**Aim of the exercise:** From the entries below, please gather each line containing the string "this".

-- start of Supplied data --

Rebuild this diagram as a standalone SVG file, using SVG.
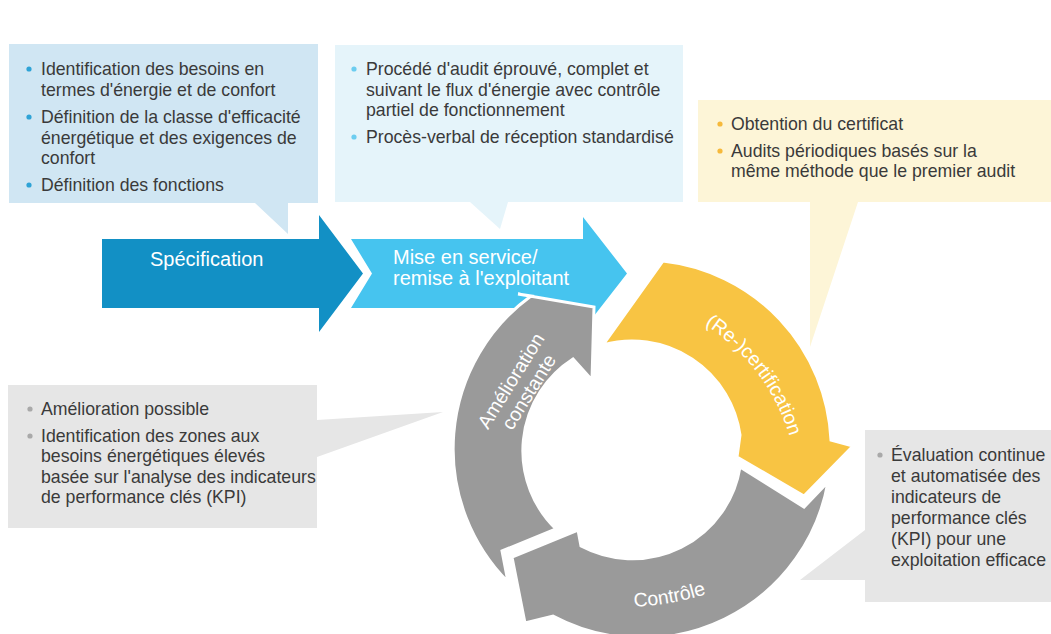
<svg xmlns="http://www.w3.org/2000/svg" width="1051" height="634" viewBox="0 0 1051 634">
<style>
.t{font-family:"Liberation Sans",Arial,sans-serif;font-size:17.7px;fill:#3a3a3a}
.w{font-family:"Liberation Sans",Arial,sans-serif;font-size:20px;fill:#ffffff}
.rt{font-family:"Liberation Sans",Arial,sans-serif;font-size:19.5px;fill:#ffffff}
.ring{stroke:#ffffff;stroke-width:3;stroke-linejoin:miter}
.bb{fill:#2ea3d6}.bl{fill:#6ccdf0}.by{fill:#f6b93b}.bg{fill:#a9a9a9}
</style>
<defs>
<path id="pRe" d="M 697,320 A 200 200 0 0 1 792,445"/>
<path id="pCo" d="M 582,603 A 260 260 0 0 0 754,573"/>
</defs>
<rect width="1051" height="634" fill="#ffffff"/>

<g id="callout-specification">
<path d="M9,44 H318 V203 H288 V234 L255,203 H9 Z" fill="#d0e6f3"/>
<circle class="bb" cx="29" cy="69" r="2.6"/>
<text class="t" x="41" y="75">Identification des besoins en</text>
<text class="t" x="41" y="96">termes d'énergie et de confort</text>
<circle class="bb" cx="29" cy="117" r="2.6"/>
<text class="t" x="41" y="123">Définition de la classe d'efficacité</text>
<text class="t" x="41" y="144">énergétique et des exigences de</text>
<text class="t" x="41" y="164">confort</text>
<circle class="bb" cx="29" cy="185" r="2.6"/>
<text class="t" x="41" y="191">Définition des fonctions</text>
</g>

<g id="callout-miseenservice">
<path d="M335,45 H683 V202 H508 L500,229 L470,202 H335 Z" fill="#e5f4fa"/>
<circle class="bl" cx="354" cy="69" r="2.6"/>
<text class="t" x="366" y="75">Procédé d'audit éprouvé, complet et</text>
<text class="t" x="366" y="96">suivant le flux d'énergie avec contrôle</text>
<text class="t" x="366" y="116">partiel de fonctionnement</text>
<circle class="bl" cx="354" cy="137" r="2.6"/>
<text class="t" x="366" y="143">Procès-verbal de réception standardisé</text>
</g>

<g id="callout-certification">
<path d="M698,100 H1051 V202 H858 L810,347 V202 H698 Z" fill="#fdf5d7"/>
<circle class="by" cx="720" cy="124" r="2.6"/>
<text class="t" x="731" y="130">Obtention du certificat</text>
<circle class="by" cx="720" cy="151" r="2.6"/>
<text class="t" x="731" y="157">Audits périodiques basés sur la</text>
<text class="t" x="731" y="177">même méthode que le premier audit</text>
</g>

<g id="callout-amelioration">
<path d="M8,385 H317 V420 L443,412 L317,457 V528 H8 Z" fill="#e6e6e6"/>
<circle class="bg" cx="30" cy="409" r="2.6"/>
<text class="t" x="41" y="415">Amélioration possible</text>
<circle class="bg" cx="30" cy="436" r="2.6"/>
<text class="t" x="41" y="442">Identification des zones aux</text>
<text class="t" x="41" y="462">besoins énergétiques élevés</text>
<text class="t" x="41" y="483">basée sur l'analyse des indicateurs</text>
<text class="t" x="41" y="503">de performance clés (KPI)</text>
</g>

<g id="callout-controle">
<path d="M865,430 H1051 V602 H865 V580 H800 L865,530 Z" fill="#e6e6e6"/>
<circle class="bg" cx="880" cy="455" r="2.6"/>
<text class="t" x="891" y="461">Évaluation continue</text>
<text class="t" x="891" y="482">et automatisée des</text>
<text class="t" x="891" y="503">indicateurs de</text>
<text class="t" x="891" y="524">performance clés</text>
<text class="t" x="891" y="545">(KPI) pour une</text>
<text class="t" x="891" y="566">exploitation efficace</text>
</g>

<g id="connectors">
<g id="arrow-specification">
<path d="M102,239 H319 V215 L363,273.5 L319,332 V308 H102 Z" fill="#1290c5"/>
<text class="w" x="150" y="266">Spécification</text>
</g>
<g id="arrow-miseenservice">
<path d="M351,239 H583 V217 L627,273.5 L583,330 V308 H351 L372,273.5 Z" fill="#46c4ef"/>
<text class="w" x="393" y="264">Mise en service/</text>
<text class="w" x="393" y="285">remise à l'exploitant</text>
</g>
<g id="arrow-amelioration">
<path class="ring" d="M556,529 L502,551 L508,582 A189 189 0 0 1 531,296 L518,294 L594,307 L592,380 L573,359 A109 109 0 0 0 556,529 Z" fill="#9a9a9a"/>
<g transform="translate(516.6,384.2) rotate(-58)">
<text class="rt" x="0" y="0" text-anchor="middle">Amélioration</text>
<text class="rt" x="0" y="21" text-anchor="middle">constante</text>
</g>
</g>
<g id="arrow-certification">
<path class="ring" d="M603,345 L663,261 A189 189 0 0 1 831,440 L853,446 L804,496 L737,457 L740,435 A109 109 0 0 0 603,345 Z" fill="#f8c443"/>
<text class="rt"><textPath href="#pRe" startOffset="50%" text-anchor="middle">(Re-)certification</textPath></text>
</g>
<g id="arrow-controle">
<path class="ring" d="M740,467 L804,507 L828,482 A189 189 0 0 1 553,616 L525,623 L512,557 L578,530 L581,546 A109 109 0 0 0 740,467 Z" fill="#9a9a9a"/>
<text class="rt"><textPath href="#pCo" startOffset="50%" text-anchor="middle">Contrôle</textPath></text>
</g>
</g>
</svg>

-- end of Supplied data --
-- start of Supplied data --

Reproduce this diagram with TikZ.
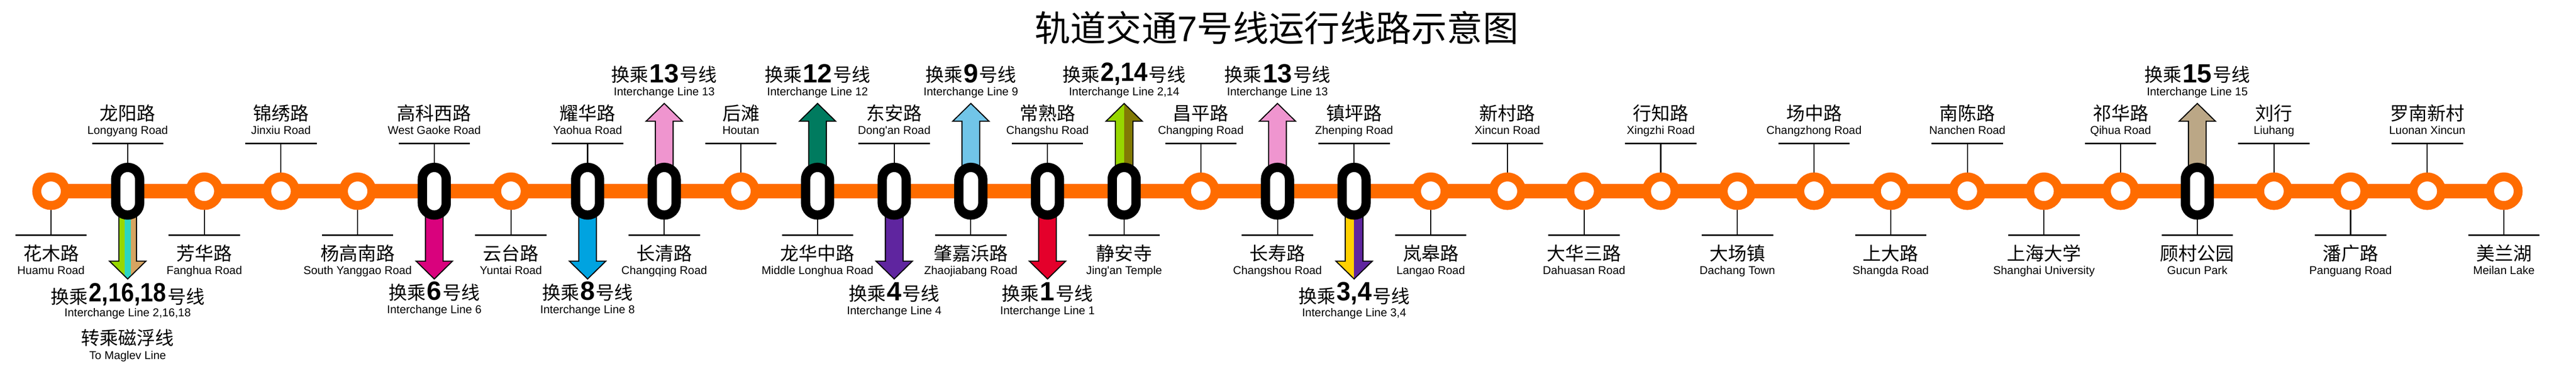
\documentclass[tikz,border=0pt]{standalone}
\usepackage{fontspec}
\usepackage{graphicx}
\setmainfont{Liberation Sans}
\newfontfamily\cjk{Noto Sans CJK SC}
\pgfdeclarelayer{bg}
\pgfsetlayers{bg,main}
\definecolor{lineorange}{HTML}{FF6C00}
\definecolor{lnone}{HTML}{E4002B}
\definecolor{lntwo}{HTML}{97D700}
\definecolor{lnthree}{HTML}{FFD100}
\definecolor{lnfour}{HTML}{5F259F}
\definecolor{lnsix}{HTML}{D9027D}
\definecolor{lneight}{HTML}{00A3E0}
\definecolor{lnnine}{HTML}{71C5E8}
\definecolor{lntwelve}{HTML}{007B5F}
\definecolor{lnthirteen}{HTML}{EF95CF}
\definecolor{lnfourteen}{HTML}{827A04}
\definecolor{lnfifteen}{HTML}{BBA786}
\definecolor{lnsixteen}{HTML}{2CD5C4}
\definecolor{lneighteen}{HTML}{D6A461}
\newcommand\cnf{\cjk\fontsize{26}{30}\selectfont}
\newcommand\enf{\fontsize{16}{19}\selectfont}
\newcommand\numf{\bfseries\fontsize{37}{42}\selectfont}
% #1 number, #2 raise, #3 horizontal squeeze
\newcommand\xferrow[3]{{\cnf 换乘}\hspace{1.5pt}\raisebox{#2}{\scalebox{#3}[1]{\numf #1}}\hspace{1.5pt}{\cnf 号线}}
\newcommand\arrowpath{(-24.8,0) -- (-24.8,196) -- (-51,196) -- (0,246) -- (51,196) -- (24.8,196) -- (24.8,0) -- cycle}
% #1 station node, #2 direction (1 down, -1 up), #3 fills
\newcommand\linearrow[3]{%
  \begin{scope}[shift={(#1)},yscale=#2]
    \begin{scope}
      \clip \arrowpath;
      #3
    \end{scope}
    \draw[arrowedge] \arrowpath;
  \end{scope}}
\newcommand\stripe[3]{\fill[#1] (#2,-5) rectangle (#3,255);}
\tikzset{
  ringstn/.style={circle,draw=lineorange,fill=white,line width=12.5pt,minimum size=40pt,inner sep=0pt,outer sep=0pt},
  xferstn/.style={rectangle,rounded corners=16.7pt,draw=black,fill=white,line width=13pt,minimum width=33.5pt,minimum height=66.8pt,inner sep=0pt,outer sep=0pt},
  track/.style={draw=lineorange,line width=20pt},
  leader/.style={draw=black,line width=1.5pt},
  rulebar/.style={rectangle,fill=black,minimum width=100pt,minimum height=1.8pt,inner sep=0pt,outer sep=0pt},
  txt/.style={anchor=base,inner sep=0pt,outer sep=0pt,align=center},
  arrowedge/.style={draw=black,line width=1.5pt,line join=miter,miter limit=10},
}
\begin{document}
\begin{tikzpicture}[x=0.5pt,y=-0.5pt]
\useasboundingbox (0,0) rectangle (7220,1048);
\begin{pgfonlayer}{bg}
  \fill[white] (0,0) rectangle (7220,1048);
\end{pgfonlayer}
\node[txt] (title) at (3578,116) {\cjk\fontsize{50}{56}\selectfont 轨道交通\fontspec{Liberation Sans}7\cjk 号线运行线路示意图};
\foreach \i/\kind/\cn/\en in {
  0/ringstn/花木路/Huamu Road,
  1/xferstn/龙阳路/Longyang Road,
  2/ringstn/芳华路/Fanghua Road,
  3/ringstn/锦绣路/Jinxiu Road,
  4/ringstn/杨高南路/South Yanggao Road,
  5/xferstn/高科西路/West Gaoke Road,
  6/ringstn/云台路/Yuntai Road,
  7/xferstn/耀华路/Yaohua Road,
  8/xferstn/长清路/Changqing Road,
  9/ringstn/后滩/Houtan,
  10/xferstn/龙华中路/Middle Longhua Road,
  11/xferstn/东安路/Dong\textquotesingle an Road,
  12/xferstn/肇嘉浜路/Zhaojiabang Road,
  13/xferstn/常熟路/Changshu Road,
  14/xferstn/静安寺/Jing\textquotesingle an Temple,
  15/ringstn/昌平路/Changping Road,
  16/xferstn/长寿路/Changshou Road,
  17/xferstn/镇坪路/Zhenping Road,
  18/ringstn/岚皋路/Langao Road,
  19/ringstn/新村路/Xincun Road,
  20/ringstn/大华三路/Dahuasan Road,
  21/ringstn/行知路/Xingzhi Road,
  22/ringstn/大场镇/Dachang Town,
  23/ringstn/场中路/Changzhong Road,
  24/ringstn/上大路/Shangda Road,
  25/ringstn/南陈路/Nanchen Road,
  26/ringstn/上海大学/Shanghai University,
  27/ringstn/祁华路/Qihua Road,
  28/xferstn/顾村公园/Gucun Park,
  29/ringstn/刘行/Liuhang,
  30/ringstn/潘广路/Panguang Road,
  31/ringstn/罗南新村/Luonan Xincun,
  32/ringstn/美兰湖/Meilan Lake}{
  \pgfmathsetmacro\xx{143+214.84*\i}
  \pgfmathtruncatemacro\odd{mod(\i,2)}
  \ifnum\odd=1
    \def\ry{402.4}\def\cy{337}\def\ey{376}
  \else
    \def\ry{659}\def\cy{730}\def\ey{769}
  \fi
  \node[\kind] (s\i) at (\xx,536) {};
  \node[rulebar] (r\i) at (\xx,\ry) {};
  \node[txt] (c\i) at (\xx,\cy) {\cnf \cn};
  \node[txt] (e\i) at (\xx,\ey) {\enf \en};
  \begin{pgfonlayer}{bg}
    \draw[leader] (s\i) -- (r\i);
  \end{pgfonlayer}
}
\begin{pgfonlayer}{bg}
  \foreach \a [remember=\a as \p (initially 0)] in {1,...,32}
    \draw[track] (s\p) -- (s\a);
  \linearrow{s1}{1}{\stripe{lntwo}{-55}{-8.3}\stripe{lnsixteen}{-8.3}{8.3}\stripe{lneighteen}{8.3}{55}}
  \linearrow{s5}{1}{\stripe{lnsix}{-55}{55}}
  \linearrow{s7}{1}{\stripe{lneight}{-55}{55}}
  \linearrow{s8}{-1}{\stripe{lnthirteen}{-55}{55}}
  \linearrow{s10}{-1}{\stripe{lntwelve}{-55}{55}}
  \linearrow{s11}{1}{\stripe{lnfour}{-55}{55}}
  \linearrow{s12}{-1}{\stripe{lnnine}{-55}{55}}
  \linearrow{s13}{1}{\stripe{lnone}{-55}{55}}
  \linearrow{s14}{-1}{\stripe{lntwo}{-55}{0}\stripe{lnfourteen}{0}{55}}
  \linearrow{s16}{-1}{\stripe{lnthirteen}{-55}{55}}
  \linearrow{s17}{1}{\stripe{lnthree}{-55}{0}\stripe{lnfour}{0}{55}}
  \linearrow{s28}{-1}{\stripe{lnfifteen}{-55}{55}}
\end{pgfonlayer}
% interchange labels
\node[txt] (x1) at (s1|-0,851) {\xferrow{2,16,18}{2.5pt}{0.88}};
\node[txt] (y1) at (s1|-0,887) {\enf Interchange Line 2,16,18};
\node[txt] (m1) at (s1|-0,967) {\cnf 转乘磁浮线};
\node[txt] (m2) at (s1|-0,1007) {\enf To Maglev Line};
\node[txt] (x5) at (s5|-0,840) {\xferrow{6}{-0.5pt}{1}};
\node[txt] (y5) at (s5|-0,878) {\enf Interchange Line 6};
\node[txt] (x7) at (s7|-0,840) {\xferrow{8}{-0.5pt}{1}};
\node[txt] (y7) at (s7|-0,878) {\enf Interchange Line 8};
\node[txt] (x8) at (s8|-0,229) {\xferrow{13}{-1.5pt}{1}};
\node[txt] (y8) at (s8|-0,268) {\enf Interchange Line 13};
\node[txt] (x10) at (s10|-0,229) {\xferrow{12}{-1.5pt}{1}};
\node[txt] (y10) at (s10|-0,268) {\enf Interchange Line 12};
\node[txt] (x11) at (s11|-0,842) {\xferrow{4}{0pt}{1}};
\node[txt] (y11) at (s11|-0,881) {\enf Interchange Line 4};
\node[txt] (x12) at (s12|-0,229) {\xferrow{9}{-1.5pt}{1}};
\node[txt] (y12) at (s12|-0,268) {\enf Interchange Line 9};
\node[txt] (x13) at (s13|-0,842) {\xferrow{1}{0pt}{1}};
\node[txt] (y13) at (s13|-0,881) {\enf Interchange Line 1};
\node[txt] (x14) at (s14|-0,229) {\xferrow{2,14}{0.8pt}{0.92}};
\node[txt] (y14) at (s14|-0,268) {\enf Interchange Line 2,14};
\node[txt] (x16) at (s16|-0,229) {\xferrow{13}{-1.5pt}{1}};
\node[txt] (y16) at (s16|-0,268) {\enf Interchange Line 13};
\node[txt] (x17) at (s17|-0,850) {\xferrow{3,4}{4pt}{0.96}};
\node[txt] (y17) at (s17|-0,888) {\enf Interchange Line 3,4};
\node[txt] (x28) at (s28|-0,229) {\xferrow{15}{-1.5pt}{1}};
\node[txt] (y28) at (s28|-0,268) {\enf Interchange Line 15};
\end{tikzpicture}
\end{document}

-- end of Supplied data --

**Exercise output:**
Rebuild this diagram as a standalone SVG file, using SVG.
Reproduce this diagram with TikZ.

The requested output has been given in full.